El autor hace reflexiones brillantes sobre la encíclica “Spe Salvi” de Benedicto XVI. Uno de sus principales objetivos es mostrar la centralidad antropológica de la esperanza. Es una actitud que tiene relación con el ser mismo del hombre. La vida sólo puede tener sentido cuando hay esperanza, por eso la persona está llamada a un continuo aprender a confiar en Dios. Cuando el cristiano espera, su existencia cambia en profundidad. La esperanza reafirma la orientación del hombre a Dios que es connatural a su carácter creatural.
Otra idea que subyace en todo este estudio es el carácter comunitario y cósmico de la esperanza, frente a una concepción individualista de quien solo se interesa por su salvación personal. Hace referencia a la Iglesia y a su peregrinar en la historia. El cristiano espera en nombre de la entera humanidad. Más aún, en nombre del cosmos en su conjunto, pues la creación material será transformada, en la consumación escatológica, por la gracia de Dios. Por eso ama y aprecia el mundo. La meta de la esperanza es la reunión en torno a Dios de la humanidad redimida. Por eso estimula al compromiso con los demás, a contribuir al bien de los que nos rodean y de todos los hombres.
Hay una relación muy estrecha entre esperanza y fe. El fundamento de la esperanza es la fe en el amor que Dios nos tiene. La fe es la sustancia de las cosas en las que se espera. Cristo es el centro de la fe. Por eso la esperanza posee la capacidad de sostener la existencia del creyente en todas sus dimensiones, con todas las peripecias, alegrías y problemas que implica cada vida concreta.
La esperanza lleva a obrar. Sus principales acciones son el crecer en el amor a Dios, amar al prójimo y al mundo pues es la misión que le ha sido confiada: incidir positivamente en la historia. Impulsa a dilatar el propio corazón y abrirlo a todos. El cristiano ha de dar razón de su esperanza con obras de amor y de servicio. Aportar ilusión, optimismo, alegría y sentido. Así se entiende la relación honda que hay entre esperanza y amor. Se da una cierta circularidad. El deseo impulsa a buscar la unión con el ser amado. La unión produce gozo, alegría, y con ello reafirma el amor e incita a desear una unión aún más estrecha y profunda.
La vida eterna como objeto de la esperanza ha de comprenderse como una vida que participa del dinamismo de la vida trinitaria. En virtud de la gracia comienza aquí, aunque no sea en plenitud. Se trata de la inmanencia de la meta en el camino.

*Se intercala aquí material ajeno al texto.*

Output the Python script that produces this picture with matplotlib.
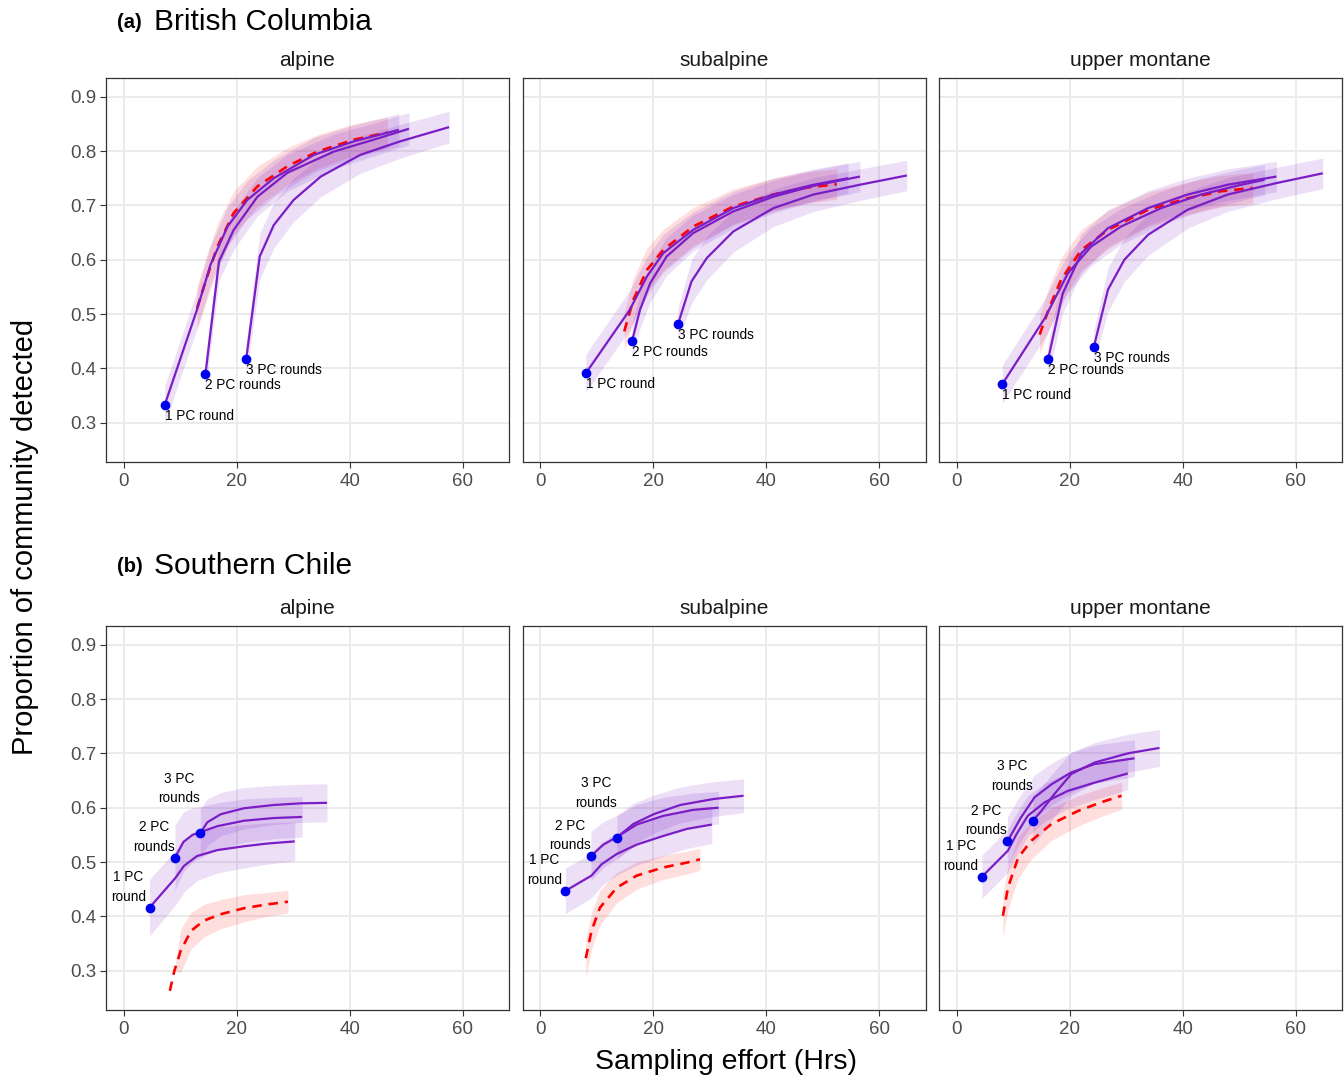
import numpy as np
import matplotlib
matplotlib.use("Agg")
import matplotlib.pyplot as plt

plt.rcParams['font.family'] = ['Liberation Sans', 'DejaVu Sans']

# ---------------- data ----------------
REGIONS = ["(a)", "(b)"]
REGION_NAMES = ["British Columbia", "Southern Chile"]
HABITATS = ["alpine", "subalpine", "upper montane"]
X_TICKS = [0, 20, 40, 60]
Y_TICKS = [0.3, 0.4, 0.5, 0.6, 0.7, 0.8, 0.9]
ROW_A_LABELS = ["1 PC round", "2 PC rounds", "3 PC rounds"]
ROW_B_LABELS = ["1 PC\nround", "2 PC\nrounds", "3 PC\nrounds"]

# (a) British Columbia - alpine
A_ALP_R1_X = [7.3, 13.0, 15.4, 18.4, 21.9, 26.6, 33.7, 40.8, 48.7]
A_ALP_R1_Y = [0.333, 0.508, 0.591, 0.661, 0.710, 0.750, 0.793, 0.818, 0.839]
A_ALP_R1_H = [0.035, 0.035, 0.036, 0.036, 0.035, 0.034, 0.032, 0.030, 0.030]
A_ALP_R2_X = [14.5, 16.9, 19.5, 23.7, 29.0, 37.2, 44.3, 50.5]
A_ALP_R2_Y = [0.390, 0.597, 0.655, 0.716, 0.760, 0.799, 0.821, 0.841]
A_ALP_R2_H = [0.030, 0.035, 0.036, 0.035, 0.034, 0.032, 0.030, 0.030]
A_ALP_R3_X = [21.7, 24.1, 26.6, 30.1, 34.9, 41.9, 49.0, 57.6]
A_ALP_R3_Y = [0.417, 0.606, 0.664, 0.710, 0.753, 0.793, 0.818, 0.844]
A_ALP_R3_H = [0.030, 0.042, 0.042, 0.040, 0.037, 0.034, 0.031, 0.029]
A_ALP_RD_X = [13.0, 14.8, 16.6, 19.5, 23.7, 29.0, 34.3, 40.8, 46.7]
A_ALP_RD_Y = [0.511, 0.569, 0.624, 0.686, 0.735, 0.772, 0.799, 0.821, 0.834]
A_ALP_RD_H = [0.040, 0.042, 0.042, 0.040, 0.037, 0.034, 0.031, 0.029, 0.028]

# (a) British Columbia - subalpine
A_SUB_R1_X = [8.1, 15.9, 18.9, 21.8, 27.1, 34.2, 41.3, 48.4, 54.5]
A_SUB_R1_Y = [0.391, 0.508, 0.569, 0.612, 0.655, 0.695, 0.720, 0.738, 0.750]
A_SUB_R1_H = [0.035, 0.036, 0.036, 0.035, 0.033, 0.031, 0.030, 0.029, 0.028]
A_SUB_R2_X = [16.3, 17.7, 19.5, 22.4, 27.1, 34.2, 41.3, 48.4, 56.6]
A_SUB_R2_Y = [0.451, 0.508, 0.557, 0.606, 0.649, 0.689, 0.716, 0.736, 0.753]
A_SUB_R2_H = [0.030, 0.034, 0.035, 0.035, 0.033, 0.031, 0.030, 0.029, 0.028]
A_SUB_R3_X = [24.4, 26.8, 29.5, 34.2, 41.3, 48.4, 56.6, 64.9]
A_SUB_R3_Y = [0.481, 0.560, 0.603, 0.652, 0.695, 0.720, 0.738, 0.755]
A_SUB_R3_H = [0.030, 0.040, 0.040, 0.038, 0.034, 0.031, 0.029, 0.028]
A_SUB_RD_X = [14.9, 16.5, 18.9, 21.8, 27.1, 34.2, 41.3, 46.6, 52.5]
A_SUB_RD_Y = [0.468, 0.526, 0.581, 0.618, 0.661, 0.698, 0.720, 0.732, 0.739]
A_SUB_RD_H = [0.035, 0.040, 0.040, 0.038, 0.035, 0.032, 0.030, 0.029, 0.028]

# (a) British Columbia - upper montane
A_UPM_R1_X = [8.1, 15.6, 19.7, 23.8, 29.1, 36.2, 43.3, 50.4, 54.5]
A_UPM_R1_Y = [0.371, 0.492, 0.575, 0.624, 0.661, 0.695, 0.720, 0.738, 0.747]
A_UPM_R1_H = [0.035, 0.036, 0.036, 0.035, 0.033, 0.031, 0.030, 0.029, 0.028]
A_UPM_R2_X = [16.2, 18.8, 22.1, 26.8, 33.9, 40.9, 48.0, 56.6]
A_UPM_R2_Y = [0.417, 0.538, 0.612, 0.658, 0.695, 0.720, 0.738, 0.753]
A_UPM_R2_H = [0.030, 0.036, 0.036, 0.034, 0.032, 0.030, 0.029, 0.028]
A_UPM_R3_X = [24.3, 26.8, 29.7, 33.9, 40.9, 48.0, 56.6, 64.8]
A_UPM_R3_Y = [0.440, 0.545, 0.600, 0.646, 0.692, 0.720, 0.741, 0.759]
A_UPM_R3_H = [0.030, 0.040, 0.040, 0.038, 0.034, 0.031, 0.029, 0.028]
A_UPM_RD_X = [14.7, 16.5, 18.5, 22.1, 26.8, 33.9, 40.9, 46.8, 52.4]
A_UPM_RD_Y = [0.462, 0.514, 0.563, 0.618, 0.655, 0.692, 0.713, 0.726, 0.732]
A_UPM_RD_H = [0.035, 0.040, 0.040, 0.038, 0.035, 0.032, 0.030, 0.029, 0.028]

# (b) Southern Chile - alpine
B_ALP_R1_X = [4.6, 9.2, 10.7, 13.0, 16.6, 21.3, 25.4, 30.3]
B_ALP_R1_Y = [0.416, 0.471, 0.493, 0.511, 0.522, 0.529, 0.534, 0.538]
B_ALP_R1_H = [0.052, 0.050, 0.048, 0.045, 0.042, 0.040, 0.038, 0.036]
B_ALP_R2_X = [9.1, 10.6, 12.2, 13.6, 16.6, 21.3, 26.6, 31.6]
B_ALP_R2_Y = [0.508, 0.537, 0.550, 0.555, 0.566, 0.576, 0.581, 0.583]
B_ALP_R2_H = [0.060, 0.055, 0.050, 0.047, 0.043, 0.040, 0.038, 0.037]
B_ALP_R3_X = [13.6, 14.8, 17.2, 21.3, 26.6, 31.3, 36.0]
B_ALP_R3_Y = [0.553, 0.573, 0.588, 0.599, 0.605, 0.608, 0.609]
B_ALP_R3_H = [0.045, 0.043, 0.040, 0.038, 0.036, 0.035, 0.035]
B_ALP_RD_X = [8.2, 9.0, 10.1, 11.9, 14.2, 17.2, 21.3, 25.4, 29.1]
B_ALP_RD_Y = [0.263, 0.300, 0.336, 0.373, 0.392, 0.404, 0.415, 0.422, 0.427]
B_ALP_RD_H = [0.000, 0.000, 0.040, 0.034, 0.030, 0.027, 0.025, 0.022, 0.021]

# (b) Southern Chile - subalpine
B_SUB_R1_X = [4.5, 9.1, 10.9, 13.6, 17.1, 21.8, 26.0, 30.4]
B_SUB_R1_Y = [0.447, 0.475, 0.496, 0.515, 0.532, 0.548, 0.561, 0.569]
B_SUB_R1_H = [0.042, 0.041, 0.040, 0.039, 0.038, 0.037, 0.036, 0.035]
B_SUB_R2_X = [9.0, 11.2, 13.6, 17.1, 21.8, 27.1, 31.6]
B_SUB_R2_Y = [0.511, 0.532, 0.546, 0.569, 0.585, 0.596, 0.600]
B_SUB_R2_H = [0.045, 0.042, 0.040, 0.037, 0.034, 0.031, 0.030]
B_SUB_R3_X = [13.6, 16.5, 20.1, 24.8, 30.7, 36.0]
B_SUB_R3_Y = [0.545, 0.570, 0.588, 0.605, 0.616, 0.622]
B_SUB_R3_H = [0.040, 0.038, 0.035, 0.033, 0.032, 0.031]
B_SUB_RD_X = [8.1, 9.1, 10.6, 13.6, 17.1, 21.8, 26.0, 28.3]
B_SUB_RD_Y = [0.323, 0.373, 0.416, 0.453, 0.475, 0.490, 0.499, 0.505]
B_SUB_RD_H = [0.035, 0.034, 0.032, 0.028, 0.025, 0.022, 0.021, 0.020]

# (b) Southern Chile - upper montane
B_UPM_R1_X = [4.5, 9.1, 10.6, 12.6, 15.6, 19.7, 24.4, 30.3]
B_UPM_R1_Y = [0.473, 0.521, 0.551, 0.585, 0.610, 0.631, 0.646, 0.663]
B_UPM_R1_H = [0.040, 0.040, 0.039, 0.037, 0.035, 0.033, 0.031, 0.030]
B_UPM_R2_X = [9.0, 11.4, 13.8, 16.8, 20.3, 24.4, 31.5]
B_UPM_R2_Y = [0.538, 0.582, 0.619, 0.643, 0.665, 0.680, 0.691]
B_UPM_R2_H = [0.045, 0.043, 0.041, 0.039, 0.037, 0.035, 0.034]
B_UPM_R3_X = [13.5, 15.0, 17.3, 20.3, 24.4, 30.3, 35.9]
B_UPM_R3_Y = [0.576, 0.594, 0.625, 0.662, 0.683, 0.700, 0.710]
B_UPM_R3_H = [0.045, 0.044, 0.042, 0.040, 0.037, 0.035, 0.034]
B_UPM_RD_X = [8.2, 9.1, 10.9, 13.2, 16.8, 21.5, 25.6, 29.2]
B_UPM_RD_Y = [0.401, 0.453, 0.508, 0.539, 0.570, 0.594, 0.610, 0.622]
B_UPM_RD_H = [0.040, 0.040, 0.038, 0.034, 0.030, 0.028, 0.026, 0.025]

PANELS = [
    [  # row a
        dict(rounds=[(A_ALP_R1_X, A_ALP_R1_Y, A_ALP_R1_H), (A_ALP_R2_X, A_ALP_R2_Y, A_ALP_R2_H), (A_ALP_R3_X, A_ALP_R3_Y, A_ALP_R3_H)],
             red=(A_ALP_RD_X, A_ALP_RD_Y, A_ALP_RD_H)),
        dict(rounds=[(A_SUB_R1_X, A_SUB_R1_Y, A_SUB_R1_H), (A_SUB_R2_X, A_SUB_R2_Y, A_SUB_R2_H), (A_SUB_R3_X, A_SUB_R3_Y, A_SUB_R3_H)],
             red=(A_SUB_RD_X, A_SUB_RD_Y, A_SUB_RD_H)),
        dict(rounds=[(A_UPM_R1_X, A_UPM_R1_Y, A_UPM_R1_H), (A_UPM_R2_X, A_UPM_R2_Y, A_UPM_R2_H), (A_UPM_R3_X, A_UPM_R3_Y, A_UPM_R3_H)],
             red=(A_UPM_RD_X, A_UPM_RD_Y, A_UPM_RD_H)),
    ],
    [  # row b
        dict(rounds=[(B_ALP_R1_X, B_ALP_R1_Y, B_ALP_R1_H), (B_ALP_R2_X, B_ALP_R2_Y, B_ALP_R2_H), (B_ALP_R3_X, B_ALP_R3_Y, B_ALP_R3_H)],
             red=(B_ALP_RD_X, B_ALP_RD_Y, B_ALP_RD_H)),
        dict(rounds=[(B_SUB_R1_X, B_SUB_R1_Y, B_SUB_R1_H), (B_SUB_R2_X, B_SUB_R2_Y, B_SUB_R2_H), (B_SUB_R3_X, B_SUB_R3_Y, B_SUB_R3_H)],
             red=(B_SUB_RD_X, B_SUB_RD_Y, B_SUB_RD_H)),
        dict(rounds=[(B_UPM_R1_X, B_UPM_R1_Y, B_UPM_R1_H), (B_UPM_R2_X, B_UPM_R2_Y, B_UPM_R2_H), (B_UPM_R3_X, B_UPM_R3_Y, B_UPM_R3_H)],
             red=(B_UPM_RD_X, B_UPM_RD_Y, B_UPM_RD_H)),
    ],
]

# ---------------- style ----------------
W, H = 1344, 1080
PURPLE = "#7A1DC6"
RED = "#FF0000"
BLUE = "#0000F0"
GRID = "#EBEBEB"
BORDER = "#333333"
TICKTXT = "#4D4D4D"

COL_LEFT = [106, 522.5, 939]
PANEL_W = 403
ROW_TOP = [78, 626]
PANEL_H = 383.5
XLIM = (-3.1, 68.2)
YLIM = (0.2286, 0.9344)

fig = plt.figure(figsize=(W / 100, H / 100), dpi=100)


def fx(px):
    return px / W


def fy(py):
    return 1 - py / H


for r in range(2):
    for c in range(3):
        ax = fig.add_axes([fx(COL_LEFT[c]), fy(ROW_TOP[r] + PANEL_H), PANEL_W / W, PANEL_H / H])
        ax.set_xlim(*XLIM)
        ax.set_ylim(*YLIM)
        ax.set_xticks(X_TICKS)
        ax.set_yticks(Y_TICKS)
        ax.set_xticklabels([str(v) for v in X_TICKS])
        ax.set_yticklabels([f"{v:.1f}" for v in Y_TICKS] if c == 0 else [])
        ax.grid(True, color=GRID, lw=1.4, zorder=0)
        ax.set_axisbelow(True)
        for s in ax.spines.values():
            s.set_color(BORDER)
            s.set_linewidth(0.9)
        ax.tick_params(axis='both', color=BORDER, width=0.8, length=4.5, labelcolor=TICKTXT, labelsize=13.5)
        ax.tick_params(axis='x', pad=4.0)
        ax.tick_params(axis='y', pad=2.5)
        if c > 0:
            ax.tick_params(axis='y', length=0)

        p = PANELS[r][c]
        # ribbons
        rx, ry, rh = (np.array(a, dtype=float) for a in p['red'])
        ax.fill_between(rx, ry - rh, ry + rh, color=RED, alpha=0.13, lw=0, zorder=1)
        for (x, y, h) in p['rounds']:
            x, y, h = np.array(x, float), np.array(y, float), np.array(h, float)
            ax.fill_between(x, y - h, y + h, color=PURPLE, alpha=0.14, lw=0, zorder=1)
        # lines
        ax.plot(rx, ry, color=RED, lw=1.9, dashes=(3.6, 2.6), zorder=3)
        for i, (x, y, h) in enumerate(p['rounds']):
            ax.plot(x, y, color=PURPLE, lw=1.6, zorder=4, solid_capstyle='butt')
        for i, (x, y, h) in enumerate(p['rounds']):
            ax.plot([x[0]], [y[0]], 'o', color=BLUE, ms=6, zorder=5)
            if r == 0:
                ax.annotate(ROW_A_LABELS[i], (x[0], y[0]), xytext=(0, -4), textcoords='offset pixels',
                            ha='left', va='top', fontsize=9.8, color='black', zorder=6)
            else:
                dy = 28 if i == 2 else 4
                ax.annotate(ROW_B_LABELS[i], (x[0], y[0]), xytext=(-21, dy), textcoords='offset pixels',
                            ha='center', va='bottom', fontsize=9.8, color='black', linespacing=1.5,
                            multialignment='center', zorder=6)

        # strip title
        fig.text(fx(COL_LEFT[c] + PANEL_W / 2), fy(ROW_TOP[r] - 17), HABITATS[c],
                 ha='center', va='center', fontsize=15, color='#1A1A1A')

# region titles
for r, (tag, name) in enumerate(zip(REGIONS, REGION_NAMES)):
    ycen = [22, 566][r]
    fig.text(fx(117), fy(ycen), tag, ha='left', va='center', fontsize=14.5, fontweight='bold')
    fig.text(fx(154), fy(ycen), name, ha='left', va='center', fontsize=21.5)

# axis labels
fig.text(fx(25), fy(537), "Proportion of community detected", rotation=90,
         ha='center', va='center', fontsize=21)
fig.text(fx(726), fy(1062), "Sampling effort (Hrs)", ha='center', va='center', fontsize=20.5)

fig.savefig("out.png", dpi=100)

Lo primero que favorece la esperanza es la oración y la adecuada orientación de la vida afectiva. La oración juega un papel decisivo porque lleva a la conciencia de la cercanía de Dios y al trato personal con Él. De modo especial la oración contemplativa porque brota desde lo hondo del corazón, purifica el alma, acrecienta el deseo de Dios y en ella se aprende a amar. Nuestra vida afectiva ha sido dañada por el pecado. Por eso es necesario el esfuerzo y la lucha para purificarla e instaurar una jerarquía y un orden en los afectos, es decir orientarlos hacia un auténtico y generoso amor a Dios y a los demás.
La experiencia del dolor y el sufrimiento ayudan a crecer en esperanza al encontrar su sentido y asumirlo serena y gozosamente con la mirada puesta en Cristo redentor. La conciencia de que habrá un Juicio implica una fuerte llamada a la responsabilidad. Seremos juzgados por nuestras obras de amor. El Juicio divino nos habla del pecado, pero sobre todo del triunfo de Cristo sobre el pecado, sobre el sufrimiento y la muerte. La misericordia divina nos ofrece la posibilidad del perdón, de cambiar y llegar así a la alegría y a la plenitud de la vida futura.
Cristo fundamenta nuestra esperanza. En Cristo se manifiesta la plenitud del amor divino. En Cristo tenemos la certeza de la victoria sobre el pecado y sobre la muerte. En Cristo se nos da a conocer que el estado final al que es convocada la humanidad es vida eterna, vida plena, vida conformada por un amor sin límites, que no está expuesto ni al engaño ni a la caducidad.